→ **Job**
Write out each line word for word. Drop pictures.

→ **Information shown**
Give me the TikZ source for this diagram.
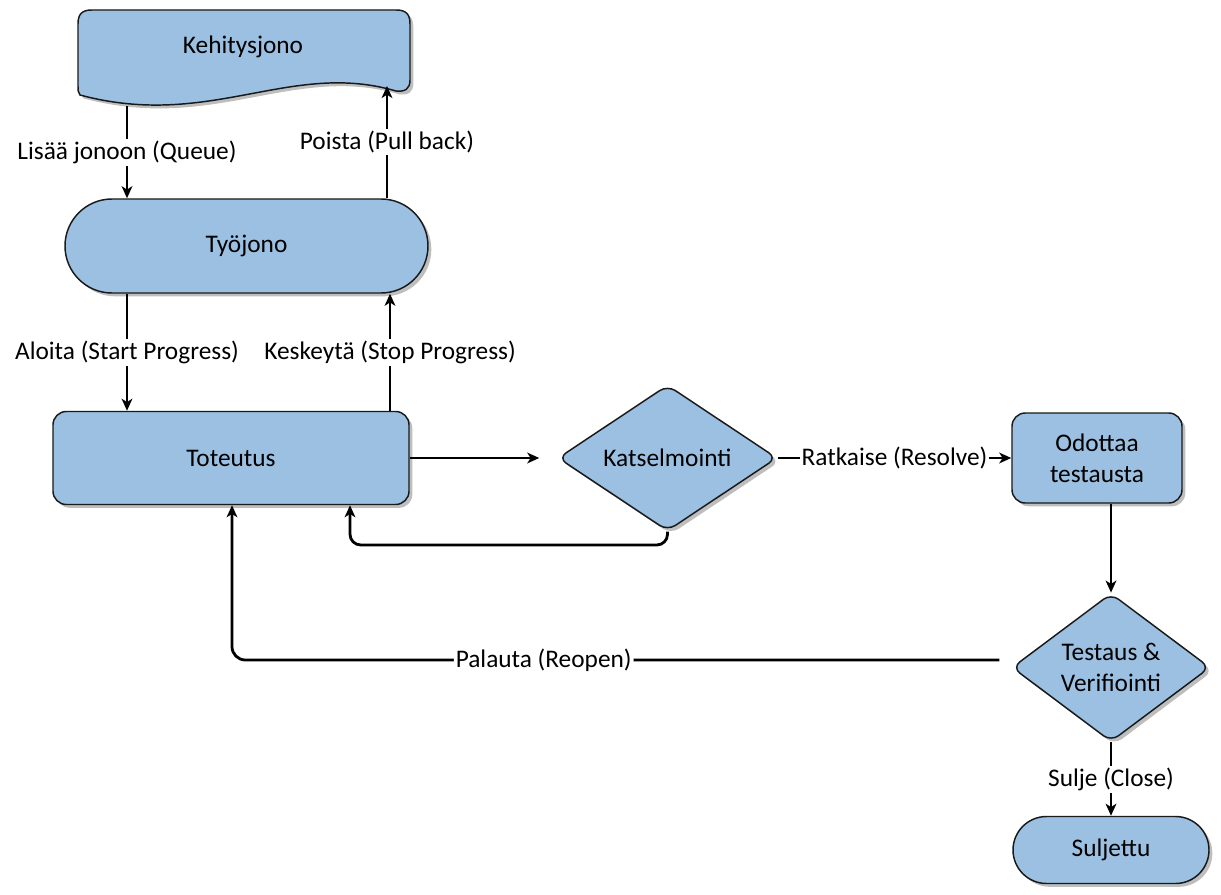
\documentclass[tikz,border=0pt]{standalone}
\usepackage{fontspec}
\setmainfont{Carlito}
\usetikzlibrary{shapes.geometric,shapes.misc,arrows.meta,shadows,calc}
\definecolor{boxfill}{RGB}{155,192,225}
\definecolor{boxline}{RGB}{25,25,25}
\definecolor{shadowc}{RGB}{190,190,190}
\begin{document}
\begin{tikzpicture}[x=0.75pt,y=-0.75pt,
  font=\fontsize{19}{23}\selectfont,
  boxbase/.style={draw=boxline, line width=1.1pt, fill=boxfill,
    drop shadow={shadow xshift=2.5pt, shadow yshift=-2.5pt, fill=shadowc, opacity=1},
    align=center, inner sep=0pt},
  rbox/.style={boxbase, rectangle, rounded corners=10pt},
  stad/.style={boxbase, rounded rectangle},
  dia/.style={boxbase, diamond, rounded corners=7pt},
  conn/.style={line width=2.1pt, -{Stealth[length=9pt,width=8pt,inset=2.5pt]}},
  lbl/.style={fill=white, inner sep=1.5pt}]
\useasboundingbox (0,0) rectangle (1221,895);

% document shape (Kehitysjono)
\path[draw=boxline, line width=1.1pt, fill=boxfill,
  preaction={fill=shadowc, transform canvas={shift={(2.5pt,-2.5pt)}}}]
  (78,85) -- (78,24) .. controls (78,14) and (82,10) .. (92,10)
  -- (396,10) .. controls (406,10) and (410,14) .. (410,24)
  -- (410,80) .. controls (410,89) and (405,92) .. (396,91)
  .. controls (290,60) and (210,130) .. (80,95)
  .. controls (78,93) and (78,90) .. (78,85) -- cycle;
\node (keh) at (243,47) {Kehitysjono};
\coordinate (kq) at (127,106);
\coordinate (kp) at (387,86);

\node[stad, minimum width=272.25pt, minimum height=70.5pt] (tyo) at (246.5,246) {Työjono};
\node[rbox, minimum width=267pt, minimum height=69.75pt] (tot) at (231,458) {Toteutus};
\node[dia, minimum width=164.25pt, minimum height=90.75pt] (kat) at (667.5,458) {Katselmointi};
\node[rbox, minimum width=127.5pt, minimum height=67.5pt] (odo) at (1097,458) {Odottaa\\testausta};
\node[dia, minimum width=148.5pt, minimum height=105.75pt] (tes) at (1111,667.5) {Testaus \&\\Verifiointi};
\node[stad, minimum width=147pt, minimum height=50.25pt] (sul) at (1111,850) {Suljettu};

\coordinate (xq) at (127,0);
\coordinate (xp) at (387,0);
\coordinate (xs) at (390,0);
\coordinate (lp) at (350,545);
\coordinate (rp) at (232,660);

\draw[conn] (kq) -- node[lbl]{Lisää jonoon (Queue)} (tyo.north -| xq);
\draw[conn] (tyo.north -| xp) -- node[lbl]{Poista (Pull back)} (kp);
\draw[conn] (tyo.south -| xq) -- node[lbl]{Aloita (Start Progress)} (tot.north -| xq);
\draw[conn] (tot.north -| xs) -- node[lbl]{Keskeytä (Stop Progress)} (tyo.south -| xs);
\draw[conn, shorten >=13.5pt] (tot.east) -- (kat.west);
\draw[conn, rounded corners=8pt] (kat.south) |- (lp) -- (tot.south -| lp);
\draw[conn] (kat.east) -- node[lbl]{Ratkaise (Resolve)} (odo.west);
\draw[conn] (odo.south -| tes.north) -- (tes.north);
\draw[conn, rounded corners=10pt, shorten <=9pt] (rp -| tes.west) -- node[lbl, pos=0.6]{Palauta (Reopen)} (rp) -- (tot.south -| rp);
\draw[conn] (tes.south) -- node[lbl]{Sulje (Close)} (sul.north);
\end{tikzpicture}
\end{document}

→ **Output**
Give me the TikZ source for this diagram.
\documentclass[tikz,border=0pt]{standalone}
\usepackage{fontspec}
\setmainfont{Carlito}
\usetikzlibrary{shapes.geometric,shapes.misc,arrows.meta,shadows,calc}
\definecolor{boxfill}{RGB}{155,192,225}
\definecolor{boxline}{RGB}{25,25,25}
\definecolor{shadowc}{RGB}{190,190,190}
\begin{document}
\begin{tikzpicture}[x=0.75pt,y=-0.75pt,
  font=\fontsize{19}{23}\selectfont,
  boxbase/.style={draw=boxline, line width=1.1pt, fill=boxfill,
    drop shadow={shadow xshift=2.5pt, shadow yshift=-2.5pt, fill=shadowc, opacity=1},
    align=center, inner sep=0pt},
  rbox/.style={boxbase, rectangle, rounded corners=10pt},
  stad/.style={boxbase, rounded rectangle},
  dia/.style={boxbase, diamond, rounded corners=7pt},
  conn/.style={line width=2.1pt, -{Stealth[length=9pt,width=8pt,inset=2.5pt]}},
  lbl/.style={fill=white, inner sep=1.5pt}]
\useasboundingbox (0,0) rectangle (1221,895);

% document shape (Kehitysjono)
\path[draw=boxline, line width=1.1pt, fill=boxfill,
  preaction={fill=shadowc, transform canvas={shift={(2.5pt,-2.5pt)}}}]
  (78,85) -- (78,24) .. controls (78,14) and (82,10) .. (92,10)
  -- (396,10) .. controls (406,10) and (410,14) .. (410,24)
  -- (410,80) .. controls (410,89) and (405,92) .. (396,91)
  .. controls (290,60) and (210,130) .. (80,95)
  .. controls (78,93) and (78,90) .. (78,85) -- cycle;
\node (keh) at (243,47) {Kehitysjono};
\coordinate (kq) at (127,106);
\coordinate (kp) at (387,86);

\node[stad, minimum width=272.25pt, minimum height=70.5pt] (tyo) at (246.5,246) {Työjono};
\node[rbox, minimum width=267pt, minimum height=69.75pt] (tot) at (231,458) {Toteutus};
\node[dia, minimum width=164.25pt, minimum height=90.75pt] (kat) at (667.5,458) {Katselmointi};
\node[rbox, minimum width=127.5pt, minimum height=67.5pt] (odo) at (1097,458) {Odottaa\\testausta};
\node[dia, minimum width=148.5pt, minimum height=105.75pt] (tes) at (1111,667.5) {Testaus \&\\Verifiointi};
\node[stad, minimum width=147pt, minimum height=50.25pt] (sul) at (1111,850) {Suljettu};

\coordinate (xq) at (127,0);
\coordinate (xp) at (387,0);
\coordinate (xs) at (390,0);
\coordinate (lp) at (350,545);
\coordinate (rp) at (232,660);

\draw[conn] (kq) -- node[lbl]{Lisää jonoon (Queue)} (tyo.north -| xq);
\draw[conn] (tyo.north -| xp) -- node[lbl]{Poista (Pull back)} (kp);
\draw[conn] (tyo.south -| xq) -- node[lbl]{Aloita (Start Progress)} (tot.north -| xq);
\draw[conn] (tot.north -| xs) -- node[lbl]{Keskeytä (Stop Progress)} (tyo.south -| xs);
\draw[conn, shorten >=13.5pt] (tot.east) -- (kat.west);
\draw[conn, rounded corners=8pt] (kat.south) |- (lp) -- (tot.south -| lp);
\draw[conn] (kat.east) -- node[lbl]{Ratkaise (Resolve)} (odo.west);
\draw[conn] (odo.south -| tes.north) -- (tes.north);
\draw[conn, rounded corners=10pt, shorten <=9pt] (rp -| tes.west) -- node[lbl, pos=0.6]{Palauta (Reopen)} (rp) -- (tot.south -| rp);
\draw[conn] (tes.south) -- node[lbl]{Sulje (Close)} (sul.north);
\end{tikzpicture}
\end{document}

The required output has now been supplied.